■ **PROBLEM DESCRIPTION**
Every line that contains the word "chart" should be copied.

Source data:
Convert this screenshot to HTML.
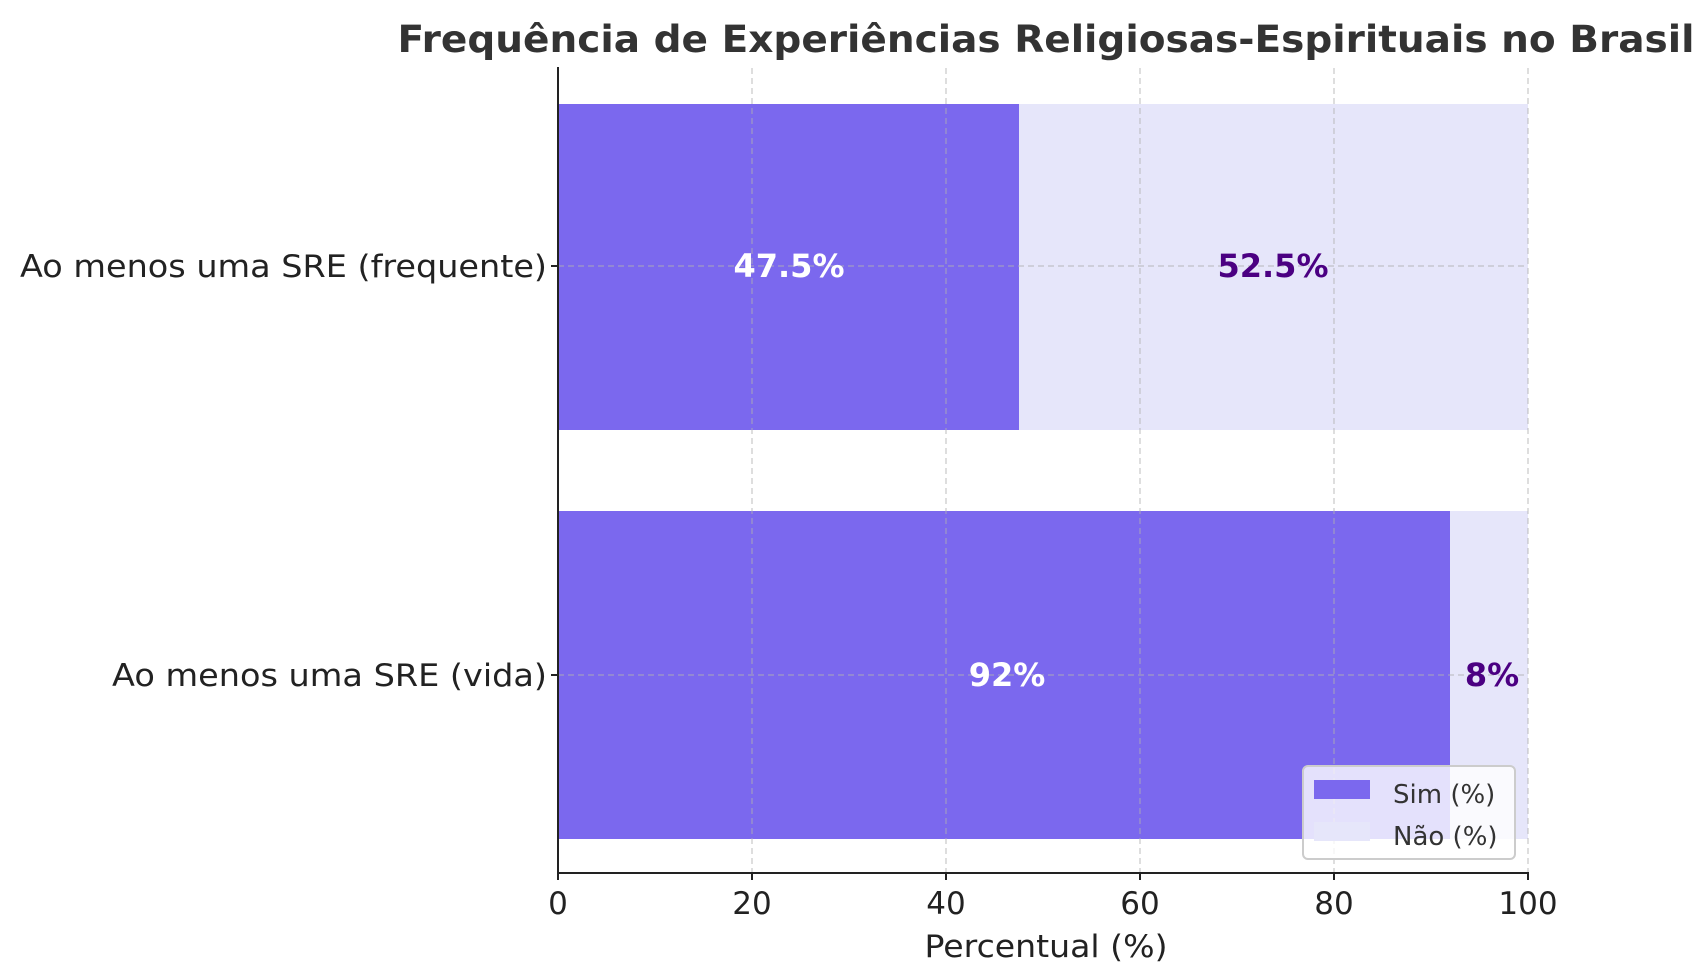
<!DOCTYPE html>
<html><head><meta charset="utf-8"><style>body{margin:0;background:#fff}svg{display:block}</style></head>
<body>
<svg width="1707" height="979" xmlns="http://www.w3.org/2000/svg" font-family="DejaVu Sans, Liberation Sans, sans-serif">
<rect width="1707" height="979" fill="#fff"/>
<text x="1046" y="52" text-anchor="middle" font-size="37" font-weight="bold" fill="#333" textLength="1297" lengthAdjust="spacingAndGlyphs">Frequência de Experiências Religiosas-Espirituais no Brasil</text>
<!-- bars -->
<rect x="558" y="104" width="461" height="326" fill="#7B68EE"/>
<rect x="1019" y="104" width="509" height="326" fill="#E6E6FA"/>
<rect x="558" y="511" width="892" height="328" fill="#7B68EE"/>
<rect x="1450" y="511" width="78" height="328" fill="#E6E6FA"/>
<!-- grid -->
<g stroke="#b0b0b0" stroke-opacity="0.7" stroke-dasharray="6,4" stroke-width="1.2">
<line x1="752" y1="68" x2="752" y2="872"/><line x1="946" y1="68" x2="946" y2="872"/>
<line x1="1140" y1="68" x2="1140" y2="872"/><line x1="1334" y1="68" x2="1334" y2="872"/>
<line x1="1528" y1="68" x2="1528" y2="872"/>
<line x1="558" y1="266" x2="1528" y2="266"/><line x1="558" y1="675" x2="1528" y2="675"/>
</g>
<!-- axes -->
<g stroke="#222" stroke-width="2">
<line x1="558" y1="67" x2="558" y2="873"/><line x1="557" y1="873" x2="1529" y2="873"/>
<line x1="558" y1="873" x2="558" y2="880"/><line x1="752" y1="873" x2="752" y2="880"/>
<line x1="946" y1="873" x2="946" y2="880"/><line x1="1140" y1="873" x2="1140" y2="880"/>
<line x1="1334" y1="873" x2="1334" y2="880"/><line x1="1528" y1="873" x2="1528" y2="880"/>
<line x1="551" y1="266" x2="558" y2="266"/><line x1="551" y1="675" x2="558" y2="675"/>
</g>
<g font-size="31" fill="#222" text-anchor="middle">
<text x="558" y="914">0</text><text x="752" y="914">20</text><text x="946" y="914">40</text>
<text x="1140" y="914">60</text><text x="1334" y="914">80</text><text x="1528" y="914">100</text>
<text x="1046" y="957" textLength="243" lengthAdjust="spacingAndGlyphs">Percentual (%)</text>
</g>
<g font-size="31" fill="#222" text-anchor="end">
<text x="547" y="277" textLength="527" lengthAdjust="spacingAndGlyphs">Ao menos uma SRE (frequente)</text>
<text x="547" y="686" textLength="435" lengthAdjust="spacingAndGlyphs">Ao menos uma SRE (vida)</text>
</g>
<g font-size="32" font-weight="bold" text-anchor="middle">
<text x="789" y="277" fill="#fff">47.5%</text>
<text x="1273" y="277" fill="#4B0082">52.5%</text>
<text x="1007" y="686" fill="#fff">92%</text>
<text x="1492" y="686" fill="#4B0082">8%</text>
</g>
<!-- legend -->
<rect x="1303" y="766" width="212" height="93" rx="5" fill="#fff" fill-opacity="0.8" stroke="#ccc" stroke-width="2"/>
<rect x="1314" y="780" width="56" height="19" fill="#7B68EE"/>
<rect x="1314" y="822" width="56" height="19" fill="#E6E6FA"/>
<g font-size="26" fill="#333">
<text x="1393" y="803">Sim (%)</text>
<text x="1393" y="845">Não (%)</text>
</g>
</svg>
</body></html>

==

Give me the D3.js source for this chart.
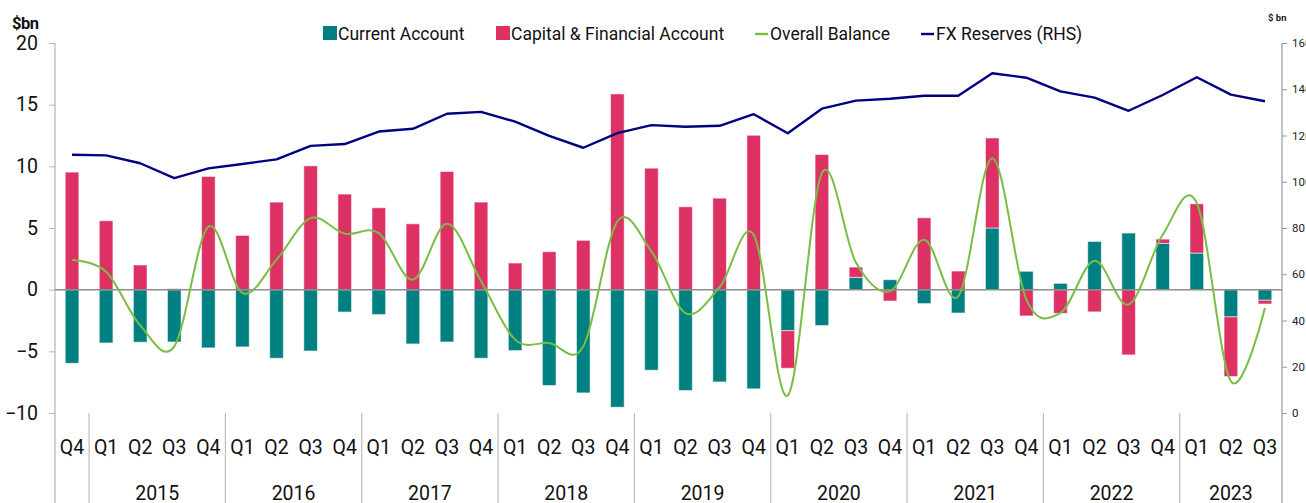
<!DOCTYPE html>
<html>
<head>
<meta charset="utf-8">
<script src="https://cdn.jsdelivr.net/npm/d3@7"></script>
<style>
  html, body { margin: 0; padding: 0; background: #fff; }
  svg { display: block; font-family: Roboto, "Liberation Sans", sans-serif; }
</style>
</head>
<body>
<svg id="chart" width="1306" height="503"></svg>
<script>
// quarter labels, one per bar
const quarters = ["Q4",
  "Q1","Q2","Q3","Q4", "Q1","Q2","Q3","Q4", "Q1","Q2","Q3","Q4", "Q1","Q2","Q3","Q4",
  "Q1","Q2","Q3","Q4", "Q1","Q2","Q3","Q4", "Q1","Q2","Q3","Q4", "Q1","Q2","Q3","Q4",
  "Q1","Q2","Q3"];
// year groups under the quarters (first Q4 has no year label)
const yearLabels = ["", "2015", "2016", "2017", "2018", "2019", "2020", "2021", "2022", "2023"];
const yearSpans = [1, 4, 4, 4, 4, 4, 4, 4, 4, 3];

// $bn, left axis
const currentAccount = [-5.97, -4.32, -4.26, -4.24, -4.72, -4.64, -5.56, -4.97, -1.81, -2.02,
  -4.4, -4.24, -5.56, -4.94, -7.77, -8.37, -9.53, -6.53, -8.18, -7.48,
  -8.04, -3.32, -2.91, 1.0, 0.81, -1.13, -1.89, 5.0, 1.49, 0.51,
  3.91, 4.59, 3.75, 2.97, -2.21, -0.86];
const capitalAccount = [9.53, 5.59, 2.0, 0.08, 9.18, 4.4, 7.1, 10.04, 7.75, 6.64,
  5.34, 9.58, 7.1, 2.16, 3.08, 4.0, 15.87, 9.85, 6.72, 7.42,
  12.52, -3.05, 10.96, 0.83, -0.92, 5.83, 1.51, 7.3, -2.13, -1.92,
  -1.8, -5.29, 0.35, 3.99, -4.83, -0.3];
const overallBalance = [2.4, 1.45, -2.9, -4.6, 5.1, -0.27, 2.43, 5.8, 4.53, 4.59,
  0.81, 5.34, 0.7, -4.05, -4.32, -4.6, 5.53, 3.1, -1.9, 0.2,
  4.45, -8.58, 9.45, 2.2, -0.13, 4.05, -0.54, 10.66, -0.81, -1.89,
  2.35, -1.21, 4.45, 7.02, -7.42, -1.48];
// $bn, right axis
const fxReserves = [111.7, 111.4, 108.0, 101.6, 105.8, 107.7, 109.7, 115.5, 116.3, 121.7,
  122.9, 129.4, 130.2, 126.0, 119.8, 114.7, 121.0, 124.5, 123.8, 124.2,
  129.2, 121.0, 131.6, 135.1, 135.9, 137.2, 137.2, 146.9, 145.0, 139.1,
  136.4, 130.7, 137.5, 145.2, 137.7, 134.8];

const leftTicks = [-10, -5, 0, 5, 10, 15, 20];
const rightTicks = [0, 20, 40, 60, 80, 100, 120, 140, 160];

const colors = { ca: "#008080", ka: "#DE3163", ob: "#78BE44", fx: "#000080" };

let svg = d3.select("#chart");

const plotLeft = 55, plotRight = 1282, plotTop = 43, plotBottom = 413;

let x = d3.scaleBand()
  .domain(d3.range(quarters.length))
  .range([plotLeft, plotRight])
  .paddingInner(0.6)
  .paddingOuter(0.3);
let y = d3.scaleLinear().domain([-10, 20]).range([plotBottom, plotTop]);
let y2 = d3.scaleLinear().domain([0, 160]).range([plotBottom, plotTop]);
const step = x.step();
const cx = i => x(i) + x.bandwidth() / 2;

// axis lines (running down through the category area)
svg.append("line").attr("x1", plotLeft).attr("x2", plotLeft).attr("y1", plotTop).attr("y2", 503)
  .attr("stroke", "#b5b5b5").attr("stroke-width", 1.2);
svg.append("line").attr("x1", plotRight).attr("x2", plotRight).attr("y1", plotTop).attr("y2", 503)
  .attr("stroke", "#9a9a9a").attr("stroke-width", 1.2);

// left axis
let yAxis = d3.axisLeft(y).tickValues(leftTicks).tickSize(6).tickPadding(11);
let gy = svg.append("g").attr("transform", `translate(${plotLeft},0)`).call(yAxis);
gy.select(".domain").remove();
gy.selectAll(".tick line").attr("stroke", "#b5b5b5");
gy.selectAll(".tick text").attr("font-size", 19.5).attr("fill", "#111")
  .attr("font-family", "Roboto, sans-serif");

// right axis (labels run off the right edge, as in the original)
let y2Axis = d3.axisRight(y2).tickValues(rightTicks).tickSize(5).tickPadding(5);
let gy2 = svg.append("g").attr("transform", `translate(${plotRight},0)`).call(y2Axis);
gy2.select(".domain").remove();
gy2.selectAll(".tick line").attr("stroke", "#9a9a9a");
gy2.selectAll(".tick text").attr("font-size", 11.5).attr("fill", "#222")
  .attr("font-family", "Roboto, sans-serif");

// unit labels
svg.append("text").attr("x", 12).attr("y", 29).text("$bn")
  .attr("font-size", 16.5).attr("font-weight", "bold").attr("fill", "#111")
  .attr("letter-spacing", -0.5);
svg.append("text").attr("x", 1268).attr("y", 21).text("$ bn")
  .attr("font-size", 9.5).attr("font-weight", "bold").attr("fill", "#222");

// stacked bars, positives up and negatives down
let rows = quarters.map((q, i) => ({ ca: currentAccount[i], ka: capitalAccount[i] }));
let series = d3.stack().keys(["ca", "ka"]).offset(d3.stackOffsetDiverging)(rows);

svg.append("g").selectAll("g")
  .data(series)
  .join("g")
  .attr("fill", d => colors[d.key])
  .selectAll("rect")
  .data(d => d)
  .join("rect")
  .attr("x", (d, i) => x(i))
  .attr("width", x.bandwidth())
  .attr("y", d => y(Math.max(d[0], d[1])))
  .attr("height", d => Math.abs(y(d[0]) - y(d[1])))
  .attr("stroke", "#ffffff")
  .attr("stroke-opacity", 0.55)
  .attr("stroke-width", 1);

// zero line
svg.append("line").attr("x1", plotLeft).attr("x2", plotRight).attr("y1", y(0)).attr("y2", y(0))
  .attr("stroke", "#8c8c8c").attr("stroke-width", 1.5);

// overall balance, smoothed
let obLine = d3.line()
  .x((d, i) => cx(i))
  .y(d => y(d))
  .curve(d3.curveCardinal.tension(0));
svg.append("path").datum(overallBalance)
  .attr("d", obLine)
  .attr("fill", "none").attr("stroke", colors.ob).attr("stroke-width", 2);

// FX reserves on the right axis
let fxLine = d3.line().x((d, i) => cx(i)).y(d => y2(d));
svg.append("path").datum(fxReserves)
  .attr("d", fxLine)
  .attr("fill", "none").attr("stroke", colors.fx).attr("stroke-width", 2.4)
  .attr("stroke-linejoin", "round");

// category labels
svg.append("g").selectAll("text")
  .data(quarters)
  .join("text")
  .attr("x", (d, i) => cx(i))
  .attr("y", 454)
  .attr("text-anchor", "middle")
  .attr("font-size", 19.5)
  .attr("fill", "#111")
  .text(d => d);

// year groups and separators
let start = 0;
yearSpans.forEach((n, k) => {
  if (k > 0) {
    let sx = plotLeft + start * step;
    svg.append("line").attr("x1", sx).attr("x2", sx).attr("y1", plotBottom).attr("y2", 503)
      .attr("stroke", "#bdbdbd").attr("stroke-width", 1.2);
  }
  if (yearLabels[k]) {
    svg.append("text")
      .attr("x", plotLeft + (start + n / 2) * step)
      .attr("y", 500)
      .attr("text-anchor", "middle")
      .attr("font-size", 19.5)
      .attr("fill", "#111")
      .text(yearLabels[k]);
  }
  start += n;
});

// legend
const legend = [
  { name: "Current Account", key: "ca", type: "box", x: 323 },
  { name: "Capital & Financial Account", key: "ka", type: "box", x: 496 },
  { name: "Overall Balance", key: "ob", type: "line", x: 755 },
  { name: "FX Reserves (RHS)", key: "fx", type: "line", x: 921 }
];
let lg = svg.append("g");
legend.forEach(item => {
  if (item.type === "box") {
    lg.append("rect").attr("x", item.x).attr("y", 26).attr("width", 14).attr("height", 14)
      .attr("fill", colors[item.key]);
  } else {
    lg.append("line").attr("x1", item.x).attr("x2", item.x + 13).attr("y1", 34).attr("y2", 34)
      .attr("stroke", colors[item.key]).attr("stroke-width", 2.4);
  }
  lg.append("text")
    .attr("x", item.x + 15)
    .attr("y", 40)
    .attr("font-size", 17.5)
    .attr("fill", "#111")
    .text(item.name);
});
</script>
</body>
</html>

■ **SOLUTION TO THIS EXERCISE**
Give me the D3.js source for this chart.
<svg id="chart" width="1306" height="503"></svg>
let svg = d3.select("#chart");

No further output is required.